(MATERIAL PROVIDED)
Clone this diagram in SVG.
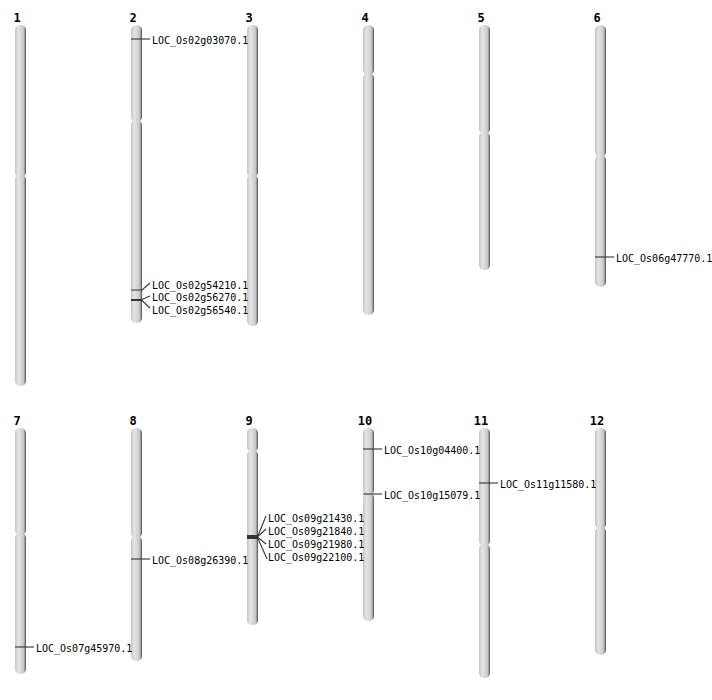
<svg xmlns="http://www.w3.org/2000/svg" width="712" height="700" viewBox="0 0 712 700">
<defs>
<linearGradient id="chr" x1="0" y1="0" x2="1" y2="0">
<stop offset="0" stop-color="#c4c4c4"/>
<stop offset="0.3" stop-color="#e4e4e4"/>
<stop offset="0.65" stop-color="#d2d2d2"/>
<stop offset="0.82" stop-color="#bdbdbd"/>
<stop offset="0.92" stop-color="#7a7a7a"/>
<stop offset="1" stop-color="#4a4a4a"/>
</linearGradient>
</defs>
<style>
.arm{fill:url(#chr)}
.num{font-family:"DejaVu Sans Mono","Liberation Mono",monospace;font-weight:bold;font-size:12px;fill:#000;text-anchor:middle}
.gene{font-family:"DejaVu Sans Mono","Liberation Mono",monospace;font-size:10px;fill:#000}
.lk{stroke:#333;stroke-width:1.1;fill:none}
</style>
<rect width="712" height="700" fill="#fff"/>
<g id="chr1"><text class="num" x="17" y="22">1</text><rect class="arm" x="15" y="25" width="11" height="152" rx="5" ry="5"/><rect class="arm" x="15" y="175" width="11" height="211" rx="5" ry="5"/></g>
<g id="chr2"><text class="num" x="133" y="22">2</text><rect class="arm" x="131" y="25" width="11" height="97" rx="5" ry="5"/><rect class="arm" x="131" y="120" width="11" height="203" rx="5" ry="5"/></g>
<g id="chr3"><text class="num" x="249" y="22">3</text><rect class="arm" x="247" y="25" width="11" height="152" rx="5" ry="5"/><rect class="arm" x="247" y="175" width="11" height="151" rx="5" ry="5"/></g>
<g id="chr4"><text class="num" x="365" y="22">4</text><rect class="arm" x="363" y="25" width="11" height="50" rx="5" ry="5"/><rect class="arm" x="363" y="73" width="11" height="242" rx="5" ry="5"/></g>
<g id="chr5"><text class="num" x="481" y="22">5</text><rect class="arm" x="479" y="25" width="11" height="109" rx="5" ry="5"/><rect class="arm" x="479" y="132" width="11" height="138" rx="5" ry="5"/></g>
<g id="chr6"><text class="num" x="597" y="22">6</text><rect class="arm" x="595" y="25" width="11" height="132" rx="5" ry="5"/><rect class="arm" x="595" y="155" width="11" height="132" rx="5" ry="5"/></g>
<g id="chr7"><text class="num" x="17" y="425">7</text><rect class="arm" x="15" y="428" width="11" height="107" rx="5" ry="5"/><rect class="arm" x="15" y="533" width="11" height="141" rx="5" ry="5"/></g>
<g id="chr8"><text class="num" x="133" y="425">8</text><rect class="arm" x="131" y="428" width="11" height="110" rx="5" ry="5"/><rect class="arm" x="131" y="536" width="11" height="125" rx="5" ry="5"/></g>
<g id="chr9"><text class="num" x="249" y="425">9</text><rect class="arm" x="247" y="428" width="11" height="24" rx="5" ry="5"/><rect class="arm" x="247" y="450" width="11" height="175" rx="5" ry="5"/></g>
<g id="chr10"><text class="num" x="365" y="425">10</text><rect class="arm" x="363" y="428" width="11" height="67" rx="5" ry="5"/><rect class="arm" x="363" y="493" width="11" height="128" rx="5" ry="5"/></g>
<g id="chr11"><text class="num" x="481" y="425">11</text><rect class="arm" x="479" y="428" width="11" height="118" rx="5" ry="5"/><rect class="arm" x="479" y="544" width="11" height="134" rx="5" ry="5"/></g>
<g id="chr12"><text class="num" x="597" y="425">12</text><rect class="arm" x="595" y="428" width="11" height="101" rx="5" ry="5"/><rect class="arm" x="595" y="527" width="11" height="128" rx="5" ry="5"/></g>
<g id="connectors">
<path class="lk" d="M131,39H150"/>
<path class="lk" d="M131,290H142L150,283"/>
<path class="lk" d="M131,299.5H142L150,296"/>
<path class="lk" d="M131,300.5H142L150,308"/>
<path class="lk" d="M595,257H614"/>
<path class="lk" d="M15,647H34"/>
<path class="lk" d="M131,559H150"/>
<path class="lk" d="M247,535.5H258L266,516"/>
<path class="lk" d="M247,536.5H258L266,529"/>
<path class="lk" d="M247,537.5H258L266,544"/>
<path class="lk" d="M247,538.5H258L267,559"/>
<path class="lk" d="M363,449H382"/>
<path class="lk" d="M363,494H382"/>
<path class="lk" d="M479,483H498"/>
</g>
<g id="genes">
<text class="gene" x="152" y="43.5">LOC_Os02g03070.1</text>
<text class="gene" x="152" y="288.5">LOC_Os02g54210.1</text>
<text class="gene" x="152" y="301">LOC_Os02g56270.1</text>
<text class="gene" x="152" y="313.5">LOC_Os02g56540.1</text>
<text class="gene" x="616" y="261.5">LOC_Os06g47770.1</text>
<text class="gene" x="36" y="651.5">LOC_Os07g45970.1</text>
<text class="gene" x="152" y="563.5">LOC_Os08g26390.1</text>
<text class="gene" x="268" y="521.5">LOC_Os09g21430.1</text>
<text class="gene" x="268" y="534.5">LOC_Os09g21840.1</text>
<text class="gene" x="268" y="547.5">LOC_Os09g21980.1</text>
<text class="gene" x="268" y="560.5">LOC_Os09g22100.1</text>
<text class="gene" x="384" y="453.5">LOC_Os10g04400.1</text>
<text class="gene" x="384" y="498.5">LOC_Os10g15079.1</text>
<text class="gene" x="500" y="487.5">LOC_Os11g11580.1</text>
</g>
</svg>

(PROBLEM REQUIREMENTS) Copy out the whole listing exactly, and don't carry over any pictures.

(IN RESPONSE)
Clone this diagram in SVG.
<svg xmlns="http://www.w3.org/2000/svg" width="712" height="700" viewBox="0 0 712 700">
<defs>
<linearGradient id="chr" x1="0" y1="0" x2="1" y2="0">
<stop offset="0" stop-color="#c4c4c4"/>
<stop offset="0.3" stop-color="#e4e4e4"/>
<stop offset="0.65" stop-color="#d2d2d2"/>
<stop offset="0.82" stop-color="#bdbdbd"/>
<stop offset="0.92" stop-color="#7a7a7a"/>
<stop offset="1" stop-color="#4a4a4a"/>
</linearGradient>
</defs>
<style>
.arm{fill:url(#chr)}
.num{font-family:"DejaVu Sans Mono","Liberation Mono",monospace;font-weight:bold;font-size:12px;fill:#000;text-anchor:middle}
.gene{font-family:"DejaVu Sans Mono","Liberation Mono",monospace;font-size:10px;fill:#000}
.lk{stroke:#333;stroke-width:1.1;fill:none}
</style>
<rect width="712" height="700" fill="#fff"/>
<g id="chr1"><text class="num" x="17" y="22">1</text><rect class="arm" x="15" y="25" width="11" height="152" rx="5" ry="5"/><rect class="arm" x="15" y="175" width="11" height="211" rx="5" ry="5"/></g>
<g id="chr2"><text class="num" x="133" y="22">2</text><rect class="arm" x="131" y="25" width="11" height="97" rx="5" ry="5"/><rect class="arm" x="131" y="120" width="11" height="203" rx="5" ry="5"/></g>
<g id="chr3"><text class="num" x="249" y="22">3</text><rect class="arm" x="247" y="25" width="11" height="152" rx="5" ry="5"/><rect class="arm" x="247" y="175" width="11" height="151" rx="5" ry="5"/></g>
<g id="chr4"><text class="num" x="365" y="22">4</text><rect class="arm" x="363" y="25" width="11" height="50" rx="5" ry="5"/><rect class="arm" x="363" y="73" width="11" height="242" rx="5" ry="5"/></g>
<g id="chr5"><text class="num" x="481" y="22">5</text><rect class="arm" x="479" y="25" width="11" height="109" rx="5" ry="5"/><rect class="arm" x="479" y="132" width="11" height="138" rx="5" ry="5"/></g>
<g id="chr6"><text class="num" x="597" y="22">6</text><rect class="arm" x="595" y="25" width="11" height="132" rx="5" ry="5"/><rect class="arm" x="595" y="155" width="11" height="132" rx="5" ry="5"/></g>
<g id="chr7"><text class="num" x="17" y="425">7</text><rect class="arm" x="15" y="428" width="11" height="107" rx="5" ry="5"/><rect class="arm" x="15" y="533" width="11" height="141" rx="5" ry="5"/></g>
<g id="chr8"><text class="num" x="133" y="425">8</text><rect class="arm" x="131" y="428" width="11" height="110" rx="5" ry="5"/><rect class="arm" x="131" y="536" width="11" height="125" rx="5" ry="5"/></g>
<g id="chr9"><text class="num" x="249" y="425">9</text><rect class="arm" x="247" y="428" width="11" height="24" rx="5" ry="5"/><rect class="arm" x="247" y="450" width="11" height="175" rx="5" ry="5"/></g>
<g id="chr10"><text class="num" x="365" y="425">10</text><rect class="arm" x="363" y="428" width="11" height="67" rx="5" ry="5"/><rect class="arm" x="363" y="493" width="11" height="128" rx="5" ry="5"/></g>
<g id="chr11"><text class="num" x="481" y="425">11</text><rect class="arm" x="479" y="428" width="11" height="118" rx="5" ry="5"/><rect class="arm" x="479" y="544" width="11" height="134" rx="5" ry="5"/></g>
<g id="chr12"><text class="num" x="597" y="425">12</text><rect class="arm" x="595" y="428" width="11" height="101" rx="5" ry="5"/><rect class="arm" x="595" y="527" width="11" height="128" rx="5" ry="5"/></g>
<g id="connectors">
<path class="lk" d="M131,39H150"/>
<path class="lk" d="M131,290H142L150,283"/>
<path class="lk" d="M131,299.5H142L150,296"/>
<path class="lk" d="M131,300.5H142L150,308"/>
<path class="lk" d="M595,257H614"/>
<path class="lk" d="M15,647H34"/>
<path class="lk" d="M131,559H150"/>
<path class="lk" d="M247,535.5H258L266,516"/>
<path class="lk" d="M247,536.5H258L266,529"/>
<path class="lk" d="M247,537.5H258L266,544"/>
<path class="lk" d="M247,538.5H258L267,559"/>
<path class="lk" d="M363,449H382"/>
<path class="lk" d="M363,494H382"/>
<path class="lk" d="M479,483H498"/>
</g>
<g id="genes">
<text class="gene" x="152" y="43.5">LOC_Os02g03070.1</text>
<text class="gene" x="152" y="288.5">LOC_Os02g54210.1</text>
<text class="gene" x="152" y="301">LOC_Os02g56270.1</text>
<text class="gene" x="152" y="313.5">LOC_Os02g56540.1</text>
<text class="gene" x="616" y="261.5">LOC_Os06g47770.1</text>
<text class="gene" x="36" y="651.5">LOC_Os07g45970.1</text>
<text class="gene" x="152" y="563.5">LOC_Os08g26390.1</text>
<text class="gene" x="268" y="521.5">LOC_Os09g21430.1</text>
<text class="gene" x="268" y="534.5">LOC_Os09g21840.1</text>
<text class="gene" x="268" y="547.5">LOC_Os09g21980.1</text>
<text class="gene" x="268" y="560.5">LOC_Os09g22100.1</text>
<text class="gene" x="384" y="453.5">LOC_Os10g04400.1</text>
<text class="gene" x="384" y="498.5">LOC_Os10g15079.1</text>
<text class="gene" x="500" y="487.5">LOC_Os11g11580.1</text>
</g>
</svg>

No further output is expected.